As a joke, on that birthday, someone bought him five shots of silver tequila. Well, actually, that’s not true. They bought him one shot of silver tequila and four shots of water. They lined up the water first, and the tequila at the end. Finally, they called Sean over to knock the shots off. Eager for attention and to prove how much he could drink, Sean knocked back each of the shots, one at a time, letting out little yelps after each shot. He earned a round of applause and the respect that he had always yearned for from his colleagues. Later, he put his leather chaps back on and drove home.

“I can’t believe he’s not dead,” was a comment that seemed to follow Sean around. It was usually spoken immediately after he’d left the conversation.

“I mean, that guy,” Lan said to me once, “I just can’t believe that he hasn’t swallowed his tongue or something yet. It just seems like he would’ve killed himself somehow by now. I can’t believe he’s not dead.”

One busy weekend evening, Sean came in for a meal, accompanied with a statuesque young black woman with exotically-braided hair. He smiled slyly when people gawked at him and his date as they waited for their table. His table at the restaurant that he worked at as a busboy. They sat down for their meal, and a crowd gathered at the other end of the restaurant where we could all scratch our heads in wonder.

When people see the Trump with a supermodel, nobody who knows who he is wonders how he got her. When that octogenarian married Anna Nicole Smith a few years ago, the situation was pretty clear. But this? This out-of-shape busboy who shouldn’t eat without a bib (but still, I promise, isn’t retarded)? How much money did he have to save up to for her to agree to this?

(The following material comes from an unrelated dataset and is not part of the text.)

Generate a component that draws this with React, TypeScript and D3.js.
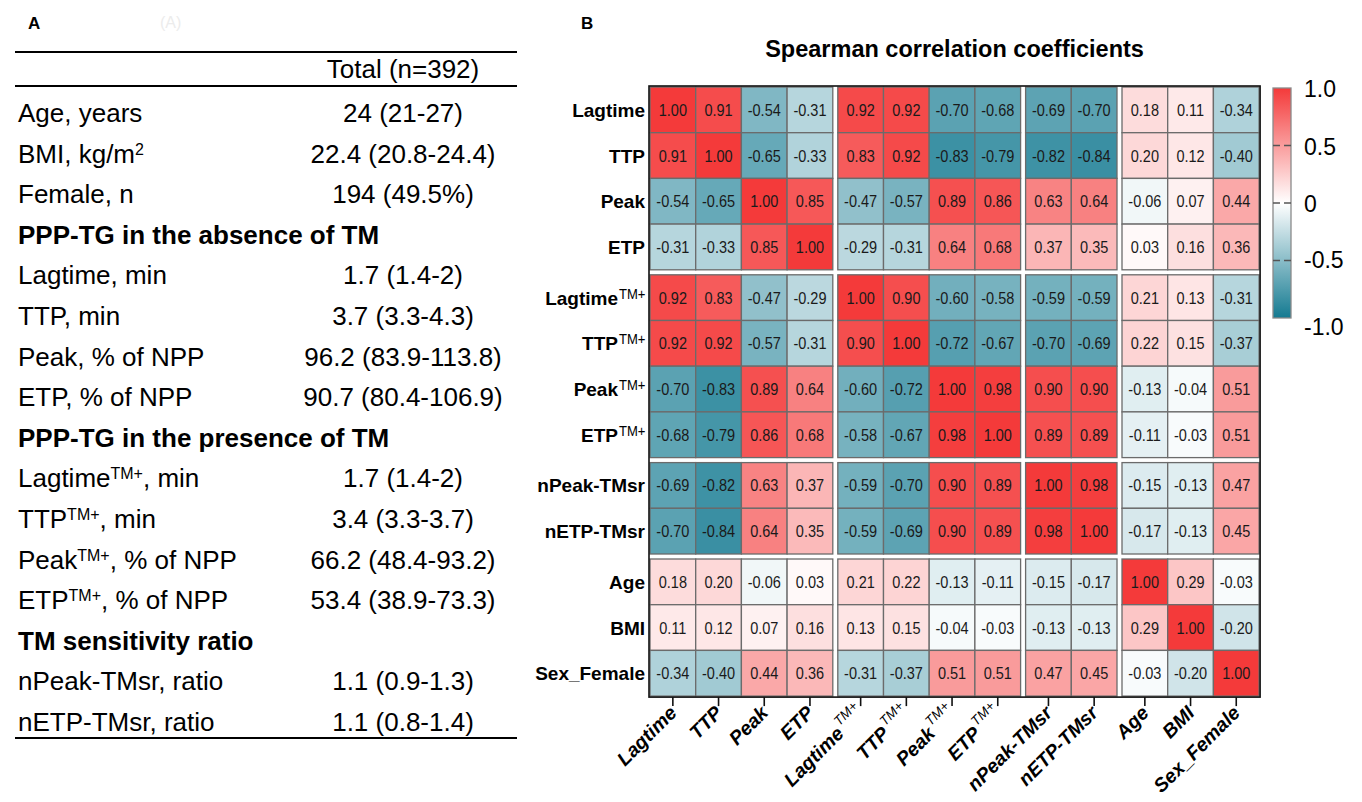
import React, { useEffect } from 'react';
import * as d3 from 'd3';

// heatmap variables (rows and columns share the same order)
const variables = ['Lagtime', 'TTP', 'Peak', 'ETP', 'Lagtime', 'TTP', 'Peak', 'ETP',
  'nPeak-TMsr', 'nETP-TMsr', 'Age', 'BMI', 'Sex_Female'];
const withTM = [false, false, false, false, true, true, true, true, false, false, false, false, false];
const groupSizes = [4, 4, 2, 3];

const corr = [
  [1.00, 0.91, -0.54, -0.31, 0.92, 0.92, -0.70, -0.68, -0.69, -0.70, 0.18, 0.11, -0.34],
  [0.91, 1.00, -0.65, -0.33, 0.83, 0.92, -0.83, -0.79, -0.82, -0.84, 0.20, 0.12, -0.40],
  [-0.54, -0.65, 1.00, 0.85, -0.47, -0.57, 0.89, 0.86, 0.63, 0.64, -0.06, 0.07, 0.44],
  [-0.31, -0.33, 0.85, 1.00, -0.29, -0.31, 0.64, 0.68, 0.37, 0.35, 0.03, 0.16, 0.36],
  [0.92, 0.83, -0.47, -0.29, 1.00, 0.90, -0.60, -0.58, -0.59, -0.59, 0.21, 0.13, -0.31],
  [0.92, 0.92, -0.57, -0.31, 0.90, 1.00, -0.72, -0.67, -0.70, -0.69, 0.22, 0.15, -0.37],
  [-0.70, -0.83, 0.89, 0.64, -0.60, -0.72, 1.00, 0.98, 0.90, 0.90, -0.13, -0.04, 0.51],
  [-0.68, -0.79, 0.86, 0.68, -0.58, -0.67, 0.98, 1.00, 0.89, 0.89, -0.11, -0.03, 0.51],
  [-0.69, -0.82, 0.63, 0.37, -0.59, -0.70, 0.90, 0.89, 1.00, 0.98, -0.15, -0.13, 0.47],
  [-0.70, -0.84, 0.64, 0.35, -0.59, -0.69, 0.90, 0.89, 0.98, 1.00, -0.17, -0.13, 0.45],
  [0.18, 0.20, -0.06, 0.03, 0.21, 0.22, -0.13, -0.11, -0.15, -0.17, 1.00, 0.29, -0.03],
  [0.11, 0.12, 0.07, 0.16, 0.13, 0.15, -0.04, -0.03, -0.13, -0.13, 0.29, 1.00, -0.20],
  [-0.34, -0.40, 0.44, 0.36, -0.31, -0.37, 0.51, 0.51, 0.47, 0.45, -0.03, -0.20, 1.00],
];

const legendTicks = [1, 0.5, 0, -0.5, -1];
const legendLabels = ['1.0', '0.5', '0', '-0.5', '-1.0'];
const legendDashes = [0.5, 0, -0.5];

// panel A table: label = [text, superscript, text after]
const tableHeader = 'Total (n=392)';
const tableLabels = [
  ['Age, years'], ['BMI, kg/m', '2'], ['Female, n'],
  ['PPP-TG in the absence of TM'],
  ['Lagtime, min'], ['TTP, min'], ['Peak, % of NPP'], ['ETP, % of NPP'],
  ['PPP-TG in the presence of TM'],
  ['Lagtime', 'TM+', ', min'], ['TTP', 'TM+', ', min'], ['Peak', 'TM+', ', % of NPP'], ['ETP', 'TM+', ', % of NPP'],
  ['TM sensitivity ratio'],
  ['nPeak-TMsr, ratio'], ['nETP-TMsr, ratio'],
];
const tableValues = [
  '24 (21-27)', '22.4 (20.8-24.4)', '194 (49.5%)', '',
  '1.7 (1.4-2)', '3.7 (3.3-4.3)', '96.2 (83.9-113.8)', '90.7 (80.4-106.9)', '',
  '1.7 (1.4-2)', '3.4 (3.3-3.7)', '66.2 (48.4-93.2)', '53.4 (38.9-73.3)', '',
  '1.1 (0.9-1.3)', '1.1 (0.8-1.4)',
];
const tableHeadings = [3, 8, 13];

const FONT = '"Liberation Sans", Arial, Helvetica, sans-serif';

export default function App() {
  useEffect(() => {
    document.body.style.margin = '0';
  }, []);

  // heatmap geometry
  const n = variables.length;
  const left = 650, top = 87, cell = 45.7, gap = 5;
  const groupOf: number[] = [];
  groupSizes.forEach((s, g) => { for (let k = 0; k < s; k++) groupOf.push(g); });
  const idx = d3.scaleLinear().domain([0, n]).range([0, n * cell]);
  const cx = (i: number) => left + idx(i) + groupOf[i] * gap;
  const cy = (i: number) => top + idx(i) + groupOf[i] * gap;
  const right = cx(n - 1) + cell;
  const bottom = cy(n - 1) + cell;

  const color = d3.scaleLinear<string>()
    .domain([-1, 0, 1])
    .range(['#147a91', '#ffffff', '#f43a3a'])
    .interpolate(d3.interpolateRgb);

  const legY = d3.scaleLinear().domain([1, -1]).range([88, 318]);
  const legX = 1273, legW = 18;
  const gradStops = d3.range(0, 1.0001, 0.1);

  // table geometry
  const rowY = d3.scaleLinear().domain([0, tableLabels.length - 1]).range([113, 722]);
  const valueX = 403;
  const fs = 26;

  return (
    <svg width={1362} height={802} style={{ display: 'block', background: '#fff' }} fontFamily={FONT}>
      <defs>
        <linearGradient id="leg" x1="0" y1="1" x2="0" y2="0">
          {gradStops.map(t => (
            <stop key={t} offset={t} stopColor={color(-1 + 2 * t)} />
          ))}
        </linearGradient>
      </defs>

      {/* Panel A */}
      <text x={28} y={29} fontSize={17} fontWeight="bold">A</text>
      <text x={160} y={28} fontSize={16} fill="#ececec">(A)</text>
      <line x1={15} x2={517} y1={52} y2={52} stroke="#000" strokeWidth={2} />
      <text x={valueX} y={69} fontSize={fs} textAnchor="middle" dominantBaseline="central">{tableHeader}</text>
      <line x1={15} x2={517} y1={86} y2={86} stroke="#000" strokeWidth={2} />
      {tableLabels.map((lab, i) => {
        const bold = tableHeadings.includes(i);
        return (
          <g key={i}>
            <text x={18} y={rowY(i) + 9} fontSize={fs} fontWeight={bold ? 'bold' : 'normal'}>
              {lab[0]}
              {lab[1] && <tspan fontSize={16} dy={-8}>{lab[1]}</tspan>}
              {lab[2] && <tspan dy={8}>{lab[2]}</tspan>}
            </text>
            {tableValues[i] && (
              <text x={valueX} y={rowY(i) + 9} fontSize={fs} textAnchor="middle">{tableValues[i]}</text>
            )}
          </g>
        );
      })}
      <line x1={15} x2={517} y1={738} y2={738} stroke="#000" strokeWidth={2} />

      {/* Panel B */}
      <text x={581} y={29} fontSize={17} fontWeight="bold">B</text>
      <text x={(left + right) / 2} y={57} fontSize={23.5} fontWeight="bold" textAnchor="middle">
        Spearman correlation coefficients
      </text>

      {corr.map((row, r) => row.map((v, c) => (
        <g key={`${r}-${c}`}>
          <rect x={cx(c)} y={cy(r)} width={cell} height={cell} fill={color(v)} stroke="#6b6b6b" strokeWidth={1.3} />
          <text transform={`translate(${cx(c) + cell / 2},${cy(r) + cell / 2 + 6}) scale(0.88,1)`} fontSize={16.5}
            fill="#1a1a1a" textAnchor="middle">{v.toFixed(2)}</text>
        </g>
      )))}
      <rect x={left - 1} y={top - 1} width={right - left + 2} height={bottom - top + 2}
        fill="none" stroke="#111" strokeWidth={1.6} />

      {/* y labels */}
      {variables.map((v, i) => (
        <text key={`y${i}`} x={withTM[i] ? 618 : 645} y={cy(i) + cell / 2 + 7} fontSize={19} fontWeight="bold"
          textAnchor="end">
          {v}
        </text>
      ))}
      {variables.map((v, i) => withTM[i] && (
        <text key={`ys${i}`} transform={`translate(619,${cy(i) + cell / 2 + 1}) scale(0.9,1)`} fontSize={14.5}>TM+</text>
      ))}

      {/* x ticks and labels */}
      {variables.map((v, i) => {
        const x = cx(i) + cell / 2;
        return (
          <g key={`x${i}`}>
            <line x1={x} x2={x} y1={bottom + 1} y2={bottom + 10} stroke="#111" strokeWidth={1.6} />
            <text transform={`translate(${x + 5},${bottom + 18}) rotate(-45)`} fontSize={19.5}
              fontWeight="bold" fontStyle="italic" textAnchor="end">
              {v}
              {withTM[i] && <tspan fontWeight="normal" fontSize={13.5} dy={-10} dx={2}>TM+</tspan>}
            </text>
          </g>
        );
      })}

      {/* colour legend */}
      <rect x={legX} y={legY(1)} width={legW} height={legY(-1) - legY(1)} fill="url(#leg)" stroke="#8a8a8a" strokeWidth={1.3} />
      {legendDashes.map(t => (
        <line key={t} x1={legX} x2={legX + legW} y1={legY(t)} y2={legY(t)} stroke="#555" strokeWidth={1.5} strokeDasharray="7,4" />
      ))}
      {legendTicks.map((t, i) => (
        <text key={t} x={1304} y={legY(t) + (t === -1 ? 17 : t === -0.5 ? 7 : 9)} fontSize={23}>{legendLabels[i]}</text>
      ))}
    </svg>
  );
}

“I met her on the internet,” Sean boasted to us later. “We’re going out again on Tuesday.”

I blame society.

1It’s important to note here that this essay isn’t about people with birth defects, diseases, or mental retardation. Those people were around pre-civilization as well, and today, just as back then, they don’t get laid that often.


Blogger Ben said...

Take me for instance: I can't eat eggs or chicken. If I lived in medieval ages I would certainly have been burnt as a warlock.

Now-a-days, however, they have things like blogs, computer-music, and MySpace, all of which can help you score.

Furthermore, if you get a chick pregnant modern society assures you that if you don't take care of it, SOMEONE will.

Were it not for this "responsibility" thing I have going on, I could TOTALLY have like ten kids by now.

Lesson: Irresponsibilty is an evolutionary advantage. It's like the modern equivalent of the discovery of fire.